Для некоторых такой рывок сложен, метафизические их способности недостаточны, и тогда возникает паллиатив: презрение к смерти, нежелание ее замечать, глубочайшая — сугубо гуманистическая по своей природе, нерелигиозная, часто даже атеистическая — неприязнь к упоминаниям этой темы. Это как раз случай Набокова, цитированного в начале: изобретенный им философ Пьер Делаланд на вопрос, почему он не снимает шляпу на похоронах, отвечает: пусть смерть обнажит голову первой. В самом деле, мы презираем убийц, караем тех, кто отравляет человеческое существование, почему же сама смерть, главный вор и убийца, достойна нашего почтения? Как можно ее бояться? Презирать, и только; сам Набоков говаривал в интервью, что умирает ежевечерне и воскресает ежеутренне. Подумаешь, биология! Стоит ли высокому духу отвлекаться на такую ерунду? Этот героический антропоцентризм спасал многих, как ни парадоксально это совмещение. Был он присущ и Горькому; и если вдуматься, ничего такого уж несовместимого тут нет — воззрения Набокова и Горького, двух сугубых материалистов, только выглядят полярными. О многом — о культуре как главном двигателе истории, о человеке как мере всех вещей — они в иные моменты вполне могли бы договориться, если не брать, например, Горького образца 1933 и Набокова образца 1973 года.

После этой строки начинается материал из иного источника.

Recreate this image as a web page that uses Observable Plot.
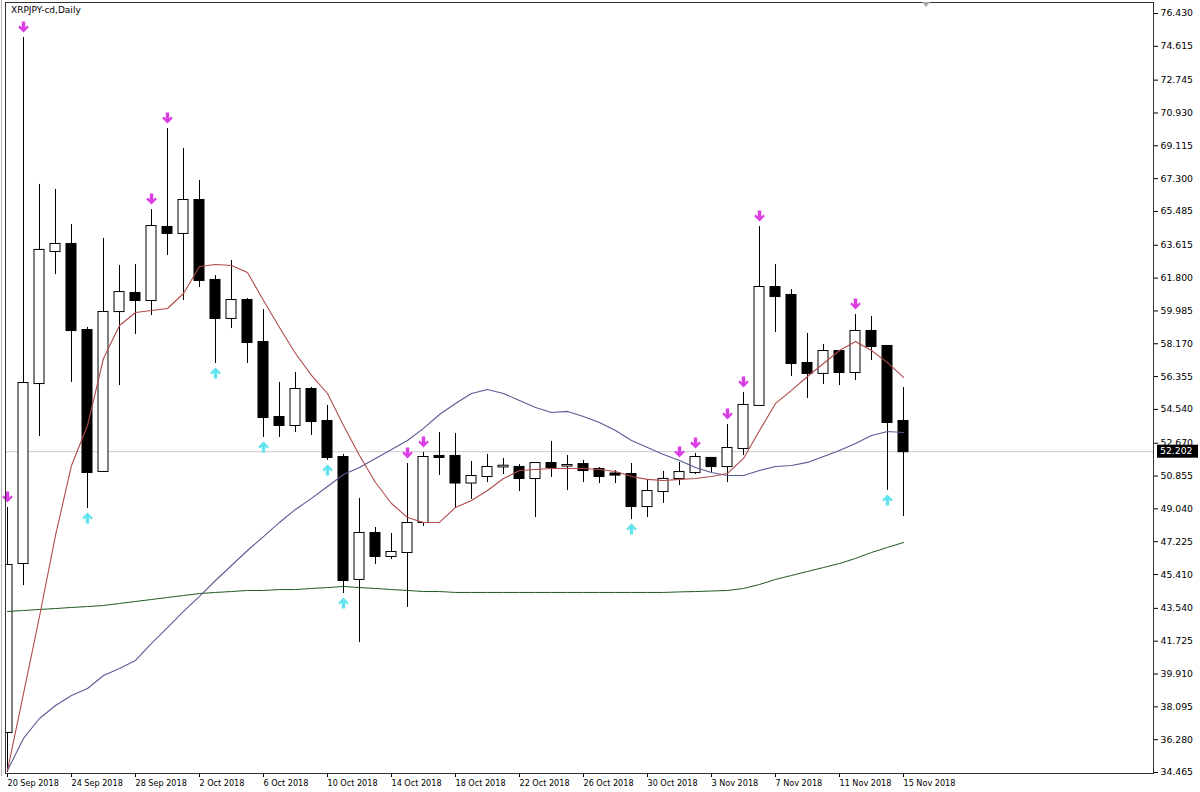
<!DOCTYPE html>
<html>
<head>
<meta charset="utf-8">
<script src="https://cdn.jsdelivr.net/npm/d3@7"></script>
<script src="https://cdn.jsdelivr.net/npm/@observablehq/plot@0.6"></script>
<style>
  html, body { margin: 0; padding: 0; background: #fff; width: 1200px; height: 792px; overflow: hidden; }
  #wrap { position: relative; width: 1200px; height: 792px; }
  #chart svg { position: absolute; left: 0; top: 0; }
  #title { position: absolute; left: 11px; top: 5px; font-family: "DejaVu Sans"; font-size: 9px; color: #000; white-space: nowrap; }
  #shift { position: absolute; left: 922px; top: 2px; width: 0; height: 0;
           border-left: 4px solid transparent; border-right: 4px solid transparent; border-top: 5px solid #a8a8a8; }
  #edge { position: absolute; left: 1px; top: 0; width: 1px; height: 776px; background: #b8b8b8; }
  g[aria-label="x-axis tick label"] text, g[aria-label="x-axis"] text {
    text-anchor: start; font-family: "DejaVu Sans Condensed", "DejaVu Sans"; font-size: 9px;
  }
</style>
</head>
<body>
<div id="wrap">
  <div id="chart"></div>
  <div id="edge"></div>
  <div id="title">XRPJPY-cd,Daily</div>
  <div id="shift"></div>
</div>
<script>
// ---- Data (daily candles, 20 Sep 2018 .. 15 Nov 2018) ----
const open = [36.68,46.02,55.97,63.27,63.66,58.90,51.11,59.95,60.95,60.56,64.60,64.27,66.09,61.67,59.57,60.56,58.24,54.09,53.65,55.64,53.87,51.88,45.14,47.68,46.41,46.63,48.29,51.94,51.94,50.47,50.83,51.36,51.33,50.72,51.55,51.41,51.49,51.22,50.97,50.94,49.17,50.00,50.72,51.05,51.83,51.38,52.38,54.76,61.28,60.84,57.08,56.53,57.74,56.58,58.85,58.02,53.87];
const high = [49.12,75.10,66.98,66.70,64.76,59.07,63.99,62.50,62.55,65.59,70.07,68.97,67.20,61.94,62.77,60.67,60.06,56.03,56.58,55.75,54.76,52.05,49.62,48.01,47.68,51.55,52.16,53.26,53.21,51.66,52.05,51.83,51.49,51.55,52.77,51.99,51.72,51.33,51.16,51.55,50.67,51.11,51.61,52.10,51.88,53.71,55.48,64.65,62.55,61.17,58.74,58.13,57.80,59.79,59.68,58.07,55.75];
const low = [34.47,44.80,53.04,62.00,56.03,49.06,51.05,55.86,58.68,59.73,63.05,60.56,61.28,57.08,59.01,57.08,52.99,52.99,53.26,53.10,51.72,44.36,41.65,45.97,46.24,43.59,48.07,50.89,49.06,49.56,50.50,50.94,50.00,48.56,50.78,50.06,50.50,50.44,50.44,48.45,48.56,49.34,50.33,50.94,51.05,50.50,51.99,54.76,58.79,56.36,55.14,55.92,55.86,56.14,57.24,50.06,48.62];
const close = [45.91,55.97,63.33,63.66,58.90,51.05,59.90,61.00,60.56,64.65,64.27,66.09,61.67,59.57,60.56,58.24,54.09,53.65,55.64,53.87,51.88,45.08,47.68,46.41,46.63,48.23,51.88,51.88,50.47,50.83,51.33,51.40,50.72,51.55,51.33,51.44,51.16,50.83,50.91,49.17,50.00,50.67,51.05,51.88,51.38,52.38,54.76,61.28,60.78,57.08,56.53,57.74,56.58,58.85,58.02,53.82,52.202];

// moving averages (fast red, medium blue, slow green)
const maFast = [34.58,38.83,43.09,47.57,51.44,53.65,57.36,59.18,59.90,60.01,60.12,60.95,62.44,62.55,62.50,62.11,60.56,59.07,57.63,56.42,55.42,53.65,51.99,50.50,49.34,48.56,48.29,48.29,49.12,49.50,50.06,50.72,51.16,51.22,51.27,51.27,51.27,51.22,51.11,50.83,50.67,50.61,50.67,50.72,50.83,51.00,51.83,53.37,54.87,55.59,56.36,57.08,57.80,58.30,57.80,57.13,56.31];
const maMid = [34.58,36.35,37.45,38.17,38.72,39.11,39.83,40.22,40.66,41.60,42.48,43.37,44.20,45.08,45.91,46.74,47.51,48.29,49.01,49.62,50.28,50.94,51.33,51.83,52.32,52.82,53.49,54.26,54.87,55.42,55.64,55.42,55.03,54.65,54.37,54.43,54.15,53.82,53.37,52.82,52.43,52.05,51.72,51.33,51.05,50.89,50.89,51.16,51.38,51.44,51.61,51.94,52.27,52.66,53.10,53.32,53.26];
const maSlow = [43.37,43.42,43.48,43.53,43.59,43.64,43.70,43.81,43.92,44.03,44.14,44.25,44.36,44.42,44.47,44.53,44.53,44.58,44.58,44.64,44.69,44.75,44.69,44.64,44.58,44.53,44.47,44.47,44.42,44.42,44.42,44.42,44.42,44.42,44.42,44.42,44.42,44.42,44.42,44.42,44.42,44.42,44.45,44.47,44.50,44.53,44.64,44.86,45.14,45.36,45.58,45.80,46.02,46.30,46.63,46.91,47.18];

// signal arrows (candle indices)
const sellSignals = [0,1,9,10,25,26,42,43,45,46,47,53];
const buySignals = [5,13,16,20,21,39,55];

// price axis tick labels
const yTicks = [76.430,74.615,72.745,70.930,69.115,67.300,65.485,63.615,61.800,59.985,58.170,56.355,54.540,52.670,50.855,49.040,47.225,45.410,43.540,41.725,39.910,38.095,36.280,34.465];

// date labels (one per daily candle)
const dateLabels = d3.utcDay.range(new Date(Date.UTC(2018, 8, 20)), new Date(Date.UTC(2018, 10, 16))).map(d3.utcFormat("%-d %b %Y"));

// ---- Build ----
const N = close.length;
const candles = d3.range(N).map(i => ({i, open: open[i], high: high[i], low: low[i], close: close[i], up: close[i] >= open[i]}));
const lastClose = close[N - 1];
const step = (yTicks[0] - yTicks[yTicks.length - 1]) / 759; // price per pixel
const yDomain = [yTicks[yTicks.length - 1] - 1 * step, yTicks[0] + 11 * step];
const xTicks = d3.range(0, N, 4);

const arrowDown = { draw(ctx) {
  ctx.moveTo(-1.7, -6); ctx.lineTo(1.7, -6); ctx.lineTo(1.7, 0); ctx.lineTo(3.7, -2);
  ctx.lineTo(5.3, -0.4); ctx.lineTo(0, 5); ctx.lineTo(-5.3, -0.4); ctx.lineTo(-3.7, -2);
  ctx.lineTo(-1.7, 0); ctx.closePath();
}};
const arrowUp = { draw(ctx) {
  ctx.moveTo(-1.7, 6); ctx.lineTo(1.7, 6); ctx.lineTo(1.7, 0); ctx.lineTo(3.7, 2);
  ctx.lineTo(5.3, 0.4); ctx.lineTo(0, -5); ctx.lineTo(-5.3, 0.4); ctx.lineTo(-3.7, 2);
  ctx.lineTo(-1.7, 0); ctx.closePath();
}};

const maData = d3.range(N).map(i => ({i, fast: maFast[i], mid: maMid[i], slow: maSlow[i]}));
const bodyHalf = 0.3125;

const chart = Plot.plot({
  width: 1200,
  height: 792,
  marginLeft: 5,
  marginRight: 47,
  marginTop: 2,
  marginBottom: 19,
  style: { fontFamily: "DejaVu Sans", fontSize: "9.3px", color: "#000", background: "#fff", overflow: "visible" },
  x: { type: "linear", domain: [-0.125, 71.625], ticks: xTicks, tickFormat: i => dateLabels[i], tickSize: 4, tickPadding: 2, label: null },
  y: { domain: yDomain, ticks: yTicks, tickFormat: d => d.toFixed(3), tickSize: 4, tickPadding: 3, axis: "right", label: null },
  marks: [
    Plot.ruleY([lastClose], { stroke: "#c8c8c8" }),
    Plot.ruleX(candles, { x: "i", y1: "low", y2: "high", stroke: "#000", clip: true }),
    Plot.rect(candles.filter(d => d.up), { x1: d => d.i - bodyHalf, x2: d => d.i + bodyHalf, y1: "open", y2: "close", fill: "#fff", stroke: "#000", insetTop: -0.5, insetBottom: -0.5, clip: true }),
    Plot.rect(candles.filter(d => !d.up), { x1: d => d.i - bodyHalf, x2: d => d.i + bodyHalf, y1: "open", y2: "close", fill: "#000", stroke: "#000", insetTop: -0.5, insetBottom: -0.5, clip: true }),
    Plot.line(maData, { x: "i", y: "slow", stroke: "#1f5a1f", strokeWidth: 1 }),
    Plot.line(maData, { x: "i", y: "mid", stroke: "#5a5a96", strokeWidth: 1.1 }),
    Plot.line(maData, { x: "i", y: "fast", stroke: "#b04a4a", strokeWidth: 1.1 }),
    Plot.dot(candles.filter(d => sellSignals.includes(d.i)), { x: "i", y: "high", dy: -10, symbol: arrowDown, fill: "#dc3ce6", stroke: "none" }),
    Plot.dot(candles.filter(d => buySignals.includes(d.i)), { x: "i", y: "low", dy: 9, symbol: arrowUp, fill: "#5fe3ee", stroke: "none" }),
    Plot.frame({ stroke: "#333" })
  ]
});

document.getElementById("chart").appendChild(chart);

// current price label on the price axis
const svg = d3.select(chart.tagName.toLowerCase() === "svg" ? chart : chart.querySelector("svg"));
const py = chart.scale("y").apply(lastClose);
svg.append("rect").attr("x", 1157).attr("y", py - 6.5).attr("width", 41).attr("height", 13).attr("fill", "#000");
svg.append("text").attr("x", 1160).attr("y", py).attr("dy", "0.35em").attr("fill", "#fff")
  .attr("text-anchor", "start")
  .style("font-family", "DejaVu Sans").style("font-size", "9.3px").text(lastClose.toFixed(3));
</script>
</body>
</html>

Вы спросите, отчего я не начал сразу с религиозных доктрин? Но их универсальность — кажущаяся, и потом, это ведь тоже не мантры, повторением которых можно исцелить личный ужас. К ним надо прийти, и пути эти различны; аргументы в пользу бессмертия всегда почерпываются из самонаблюдения. Всякий, кто наблюдает за феноменом человека, рано или поздно понимает, что эмпирически он непостижим, что никакая эволюция, борьба за существование, классовые и прочие материальные факторы его не детерминируют, что человек избыточен по отношению ко всему: к прагматике, выживанию, даже к творчеству, которым он никогда не удовлетворяется. Человеку дано слишком много, пользуется он едва четвертью своего безразмерного арсенала, и самая эта избыточность способна навести на мысль если не о ее трансцендентном источнике, то по крайней мере о ее непонятной покамест задаче. Человек продолжает мыслить и помнить себя даже в самом глубоком сне; он и в беспамятстве что-то видит и иногда об этом помнит; наконец, если бы возможность бессмертия не была для него ясна и несомненна, он ни на минуту не смог бы отвлечься от смерти, как постоянно сосредоточен на ней приговоренный; а мы отвлекаемся — и, значит, не приговорены. Я пишу этот текст на харьковском фестивале фантастов «Звездный мост», а по комнате рядом со мной расхаживает, бормоча под нос, самый титулованный фантаст России, поэт и бард, кумир фанов Евгений Лукин. Он сочиняет вслух свою новую прозу — «Повесть ручной работы», это у него такой способ писать фантастику. Первая фраза его повести уже набрана на компьютере: «Здравствуй, малыш, добро пожаловать в нашу камеру смертников».